# Start of Stored data

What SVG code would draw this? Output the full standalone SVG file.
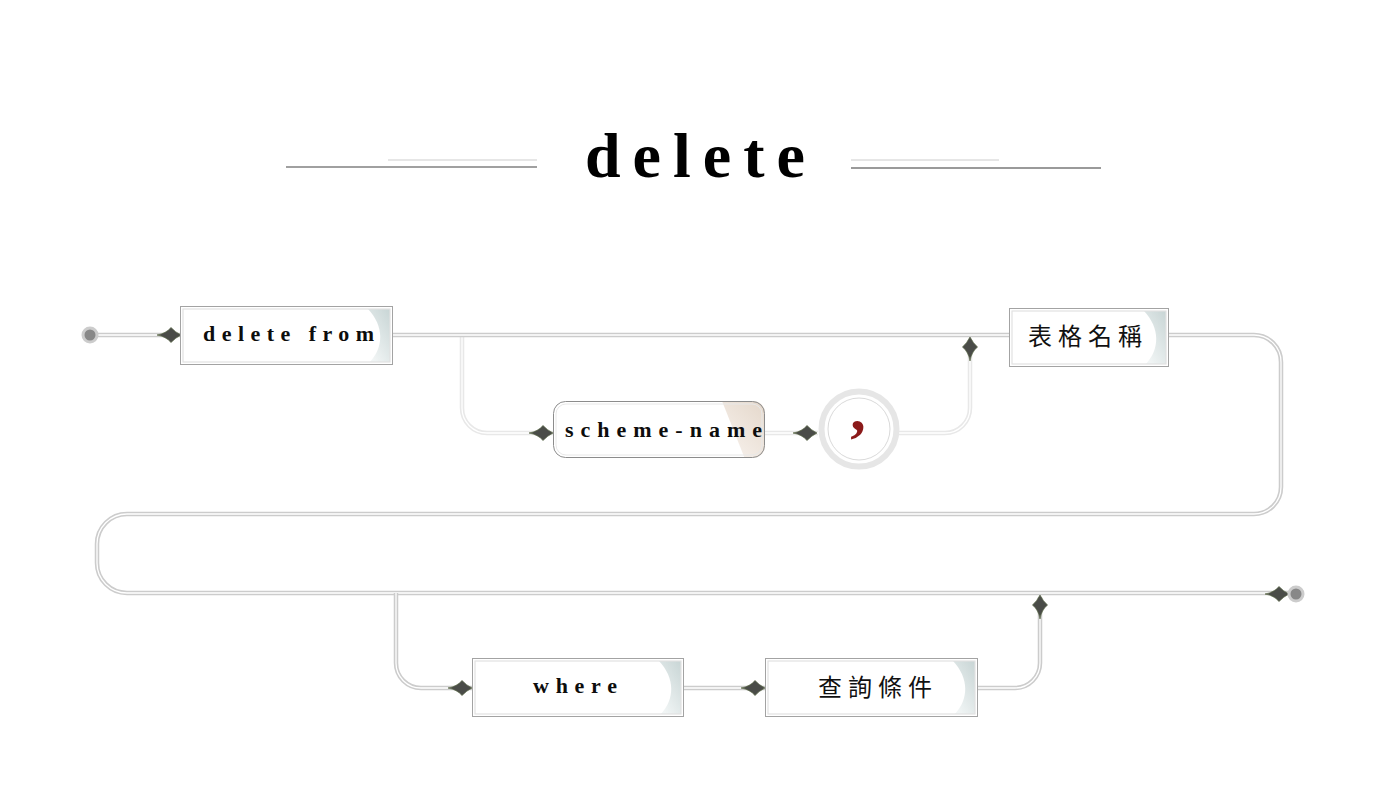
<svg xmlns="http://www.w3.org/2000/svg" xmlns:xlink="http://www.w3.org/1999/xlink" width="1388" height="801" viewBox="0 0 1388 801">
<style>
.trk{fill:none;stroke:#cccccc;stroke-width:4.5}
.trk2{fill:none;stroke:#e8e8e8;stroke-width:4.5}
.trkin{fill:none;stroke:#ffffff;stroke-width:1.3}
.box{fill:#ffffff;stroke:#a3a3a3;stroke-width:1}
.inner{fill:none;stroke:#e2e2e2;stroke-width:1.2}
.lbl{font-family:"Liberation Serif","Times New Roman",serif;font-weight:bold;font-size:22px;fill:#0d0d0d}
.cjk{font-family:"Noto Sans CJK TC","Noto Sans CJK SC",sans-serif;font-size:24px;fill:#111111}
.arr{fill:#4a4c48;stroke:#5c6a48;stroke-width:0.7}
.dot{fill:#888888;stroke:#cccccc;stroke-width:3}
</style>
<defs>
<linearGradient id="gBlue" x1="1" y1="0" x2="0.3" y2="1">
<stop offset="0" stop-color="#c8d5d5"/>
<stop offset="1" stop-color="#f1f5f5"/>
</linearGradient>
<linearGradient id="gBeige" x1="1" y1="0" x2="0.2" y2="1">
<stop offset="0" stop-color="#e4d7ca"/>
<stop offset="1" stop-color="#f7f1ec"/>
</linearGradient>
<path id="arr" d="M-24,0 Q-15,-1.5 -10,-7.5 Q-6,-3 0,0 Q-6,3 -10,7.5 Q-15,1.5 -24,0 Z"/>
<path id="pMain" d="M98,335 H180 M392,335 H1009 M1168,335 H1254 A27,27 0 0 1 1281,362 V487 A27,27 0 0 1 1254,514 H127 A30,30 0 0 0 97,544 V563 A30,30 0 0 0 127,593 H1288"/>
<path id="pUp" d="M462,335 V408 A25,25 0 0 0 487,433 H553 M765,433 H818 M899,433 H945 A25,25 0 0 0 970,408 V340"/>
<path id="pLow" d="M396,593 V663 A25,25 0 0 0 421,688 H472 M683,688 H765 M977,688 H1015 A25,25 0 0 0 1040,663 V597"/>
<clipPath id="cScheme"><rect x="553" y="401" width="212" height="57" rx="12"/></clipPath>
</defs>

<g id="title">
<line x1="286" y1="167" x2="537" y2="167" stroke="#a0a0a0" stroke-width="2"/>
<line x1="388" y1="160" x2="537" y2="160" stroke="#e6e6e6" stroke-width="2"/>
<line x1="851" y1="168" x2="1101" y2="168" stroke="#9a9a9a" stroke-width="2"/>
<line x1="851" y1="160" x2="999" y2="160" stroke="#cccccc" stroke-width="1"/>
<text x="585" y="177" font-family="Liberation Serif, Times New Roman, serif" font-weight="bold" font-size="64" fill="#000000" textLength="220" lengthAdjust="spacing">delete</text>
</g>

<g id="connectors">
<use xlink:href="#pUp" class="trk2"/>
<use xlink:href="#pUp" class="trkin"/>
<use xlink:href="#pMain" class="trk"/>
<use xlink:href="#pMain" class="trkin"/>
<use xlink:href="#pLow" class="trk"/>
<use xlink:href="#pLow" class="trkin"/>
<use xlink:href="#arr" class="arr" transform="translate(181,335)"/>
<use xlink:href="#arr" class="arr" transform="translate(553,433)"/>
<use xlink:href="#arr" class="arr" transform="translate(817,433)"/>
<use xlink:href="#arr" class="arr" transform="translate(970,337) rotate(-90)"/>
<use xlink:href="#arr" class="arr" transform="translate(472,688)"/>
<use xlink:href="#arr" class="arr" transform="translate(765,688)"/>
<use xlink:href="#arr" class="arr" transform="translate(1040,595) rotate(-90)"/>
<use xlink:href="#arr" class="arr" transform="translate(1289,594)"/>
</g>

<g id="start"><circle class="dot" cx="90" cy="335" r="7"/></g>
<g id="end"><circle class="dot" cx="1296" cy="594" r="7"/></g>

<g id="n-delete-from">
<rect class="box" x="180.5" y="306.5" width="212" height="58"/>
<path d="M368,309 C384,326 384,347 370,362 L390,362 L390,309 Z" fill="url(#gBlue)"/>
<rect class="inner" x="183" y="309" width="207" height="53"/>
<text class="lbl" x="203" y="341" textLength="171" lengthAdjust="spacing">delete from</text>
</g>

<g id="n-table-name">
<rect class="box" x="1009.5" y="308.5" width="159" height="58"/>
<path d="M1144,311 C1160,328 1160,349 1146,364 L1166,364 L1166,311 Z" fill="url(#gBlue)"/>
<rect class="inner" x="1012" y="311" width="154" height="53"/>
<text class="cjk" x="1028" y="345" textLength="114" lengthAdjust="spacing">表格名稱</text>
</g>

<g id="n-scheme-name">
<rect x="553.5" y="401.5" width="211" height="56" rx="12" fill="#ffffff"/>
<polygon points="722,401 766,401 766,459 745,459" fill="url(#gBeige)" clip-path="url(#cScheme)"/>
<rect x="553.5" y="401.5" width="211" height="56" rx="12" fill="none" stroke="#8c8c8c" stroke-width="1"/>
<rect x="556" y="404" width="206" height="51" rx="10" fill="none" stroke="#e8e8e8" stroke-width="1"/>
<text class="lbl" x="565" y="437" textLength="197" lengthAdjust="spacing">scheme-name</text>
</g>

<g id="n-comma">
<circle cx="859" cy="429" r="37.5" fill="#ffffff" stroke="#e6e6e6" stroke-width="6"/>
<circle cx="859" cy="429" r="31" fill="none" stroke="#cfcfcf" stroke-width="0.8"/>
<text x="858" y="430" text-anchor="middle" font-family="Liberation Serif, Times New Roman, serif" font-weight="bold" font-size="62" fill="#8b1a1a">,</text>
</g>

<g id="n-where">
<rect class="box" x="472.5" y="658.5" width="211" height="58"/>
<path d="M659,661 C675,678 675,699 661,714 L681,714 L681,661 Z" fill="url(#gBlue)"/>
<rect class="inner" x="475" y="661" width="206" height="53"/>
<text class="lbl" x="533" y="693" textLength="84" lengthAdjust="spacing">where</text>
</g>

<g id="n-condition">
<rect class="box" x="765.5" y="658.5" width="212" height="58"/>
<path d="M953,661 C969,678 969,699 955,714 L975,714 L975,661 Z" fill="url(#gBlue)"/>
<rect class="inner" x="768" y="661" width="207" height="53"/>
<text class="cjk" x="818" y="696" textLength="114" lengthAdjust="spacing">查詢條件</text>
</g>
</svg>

# End of Stored data

• _Given instruction_:
Copy the listing word for word, excluding its pictures.

• _Task output_:
What SVG code would draw this? Output the full standalone SVG file.
<svg xmlns="http://www.w3.org/2000/svg" xmlns:xlink="http://www.w3.org/1999/xlink" width="1388" height="801" viewBox="0 0 1388 801">
<style>
.trk{fill:none;stroke:#cccccc;stroke-width:4.5}
.trk2{fill:none;stroke:#e8e8e8;stroke-width:4.5}
.trkin{fill:none;stroke:#ffffff;stroke-width:1.3}
.box{fill:#ffffff;stroke:#a3a3a3;stroke-width:1}
.inner{fill:none;stroke:#e2e2e2;stroke-width:1.2}
.lbl{font-family:"Liberation Serif","Times New Roman",serif;font-weight:bold;font-size:22px;fill:#0d0d0d}
.cjk{font-family:"Noto Sans CJK TC","Noto Sans CJK SC",sans-serif;font-size:24px;fill:#111111}
.arr{fill:#4a4c48;stroke:#5c6a48;stroke-width:0.7}
.dot{fill:#888888;stroke:#cccccc;stroke-width:3}
</style>
<defs>
<linearGradient id="gBlue" x1="1" y1="0" x2="0.3" y2="1">
<stop offset="0" stop-color="#c8d5d5"/>
<stop offset="1" stop-color="#f1f5f5"/>
</linearGradient>
<linearGradient id="gBeige" x1="1" y1="0" x2="0.2" y2="1">
<stop offset="0" stop-color="#e4d7ca"/>
<stop offset="1" stop-color="#f7f1ec"/>
</linearGradient>
<path id="arr" d="M-24,0 Q-15,-1.5 -10,-7.5 Q-6,-3 0,0 Q-6,3 -10,7.5 Q-15,1.5 -24,0 Z"/>
<path id="pMain" d="M98,335 H180 M392,335 H1009 M1168,335 H1254 A27,27 0 0 1 1281,362 V487 A27,27 0 0 1 1254,514 H127 A30,30 0 0 0 97,544 V563 A30,30 0 0 0 127,593 H1288"/>
<path id="pUp" d="M462,335 V408 A25,25 0 0 0 487,433 H553 M765,433 H818 M899,433 H945 A25,25 0 0 0 970,408 V340"/>
<path id="pLow" d="M396,593 V663 A25,25 0 0 0 421,688 H472 M683,688 H765 M977,688 H1015 A25,25 0 0 0 1040,663 V597"/>
<clipPath id="cScheme"><rect x="553" y="401" width="212" height="57" rx="12"/></clipPath>
</defs>

<g id="title">
<line x1="286" y1="167" x2="537" y2="167" stroke="#a0a0a0" stroke-width="2"/>
<line x1="388" y1="160" x2="537" y2="160" stroke="#e6e6e6" stroke-width="2"/>
<line x1="851" y1="168" x2="1101" y2="168" stroke="#9a9a9a" stroke-width="2"/>
<line x1="851" y1="160" x2="999" y2="160" stroke="#cccccc" stroke-width="1"/>
<text x="585" y="177" font-family="Liberation Serif, Times New Roman, serif" font-weight="bold" font-size="64" fill="#000000" textLength="220" lengthAdjust="spacing">delete</text>
</g>

<g id="connectors">
<use xlink:href="#pUp" class="trk2"/>
<use xlink:href="#pUp" class="trkin"/>
<use xlink:href="#pMain" class="trk"/>
<use xlink:href="#pMain" class="trkin"/>
<use xlink:href="#pLow" class="trk"/>
<use xlink:href="#pLow" class="trkin"/>
<use xlink:href="#arr" class="arr" transform="translate(181,335)"/>
<use xlink:href="#arr" class="arr" transform="translate(553,433)"/>
<use xlink:href="#arr" class="arr" transform="translate(817,433)"/>
<use xlink:href="#arr" class="arr" transform="translate(970,337) rotate(-90)"/>
<use xlink:href="#arr" class="arr" transform="translate(472,688)"/>
<use xlink:href="#arr" class="arr" transform="translate(765,688)"/>
<use xlink:href="#arr" class="arr" transform="translate(1040,595) rotate(-90)"/>
<use xlink:href="#arr" class="arr" transform="translate(1289,594)"/>
</g>

<g id="start"><circle class="dot" cx="90" cy="335" r="7"/></g>
<g id="end"><circle class="dot" cx="1296" cy="594" r="7"/></g>

<g id="n-delete-from">
<rect class="box" x="180.5" y="306.5" width="212" height="58"/>
<path d="M368,309 C384,326 384,347 370,362 L390,362 L390,309 Z" fill="url(#gBlue)"/>
<rect class="inner" x="183" y="309" width="207" height="53"/>
<text class="lbl" x="203" y="341" textLength="171" lengthAdjust="spacing">delete from</text>
</g>

<g id="n-table-name">
<rect class="box" x="1009.5" y="308.5" width="159" height="58"/>
<path d="M1144,311 C1160,328 1160,349 1146,364 L1166,364 L1166,311 Z" fill="url(#gBlue)"/>
<rect class="inner" x="1012" y="311" width="154" height="53"/>
<text class="cjk" x="1028" y="345" textLength="114" lengthAdjust="spacing">表格名稱</text>
</g>

<g id="n-scheme-name">
<rect x="553.5" y="401.5" width="211" height="56" rx="12" fill="#ffffff"/>
<polygon points="722,401 766,401 766,459 745,459" fill="url(#gBeige)" clip-path="url(#cScheme)"/>
<rect x="553.5" y="401.5" width="211" height="56" rx="12" fill="none" stroke="#8c8c8c" stroke-width="1"/>
<rect x="556" y="404" width="206" height="51" rx="10" fill="none" stroke="#e8e8e8" stroke-width="1"/>
<text class="lbl" x="565" y="437" textLength="197" lengthAdjust="spacing">scheme-name</text>
</g>

<g id="n-comma">
<circle cx="859" cy="429" r="37.5" fill="#ffffff" stroke="#e6e6e6" stroke-width="6"/>
<circle cx="859" cy="429" r="31" fill="none" stroke="#cfcfcf" stroke-width="0.8"/>
<text x="858" y="430" text-anchor="middle" font-family="Liberation Serif, Times New Roman, serif" font-weight="bold" font-size="62" fill="#8b1a1a">,</text>
</g>

<g id="n-where">
<rect class="box" x="472.5" y="658.5" width="211" height="58"/>
<path d="M659,661 C675,678 675,699 661,714 L681,714 L681,661 Z" fill="url(#gBlue)"/>
<rect class="inner" x="475" y="661" width="206" height="53"/>
<text class="lbl" x="533" y="693" textLength="84" lengthAdjust="spacing">where</text>
</g>

<g id="n-condition">
<rect class="box" x="765.5" y="658.5" width="212" height="58"/>
<path d="M953,661 C969,678 969,699 955,714 L975,714 L975,661 Z" fill="url(#gBlue)"/>
<rect class="inner" x="768" y="661" width="207" height="53"/>
<text class="cjk" x="818" y="696" textLength="114" lengthAdjust="spacing">查詢條件</text>
</g>
</svg>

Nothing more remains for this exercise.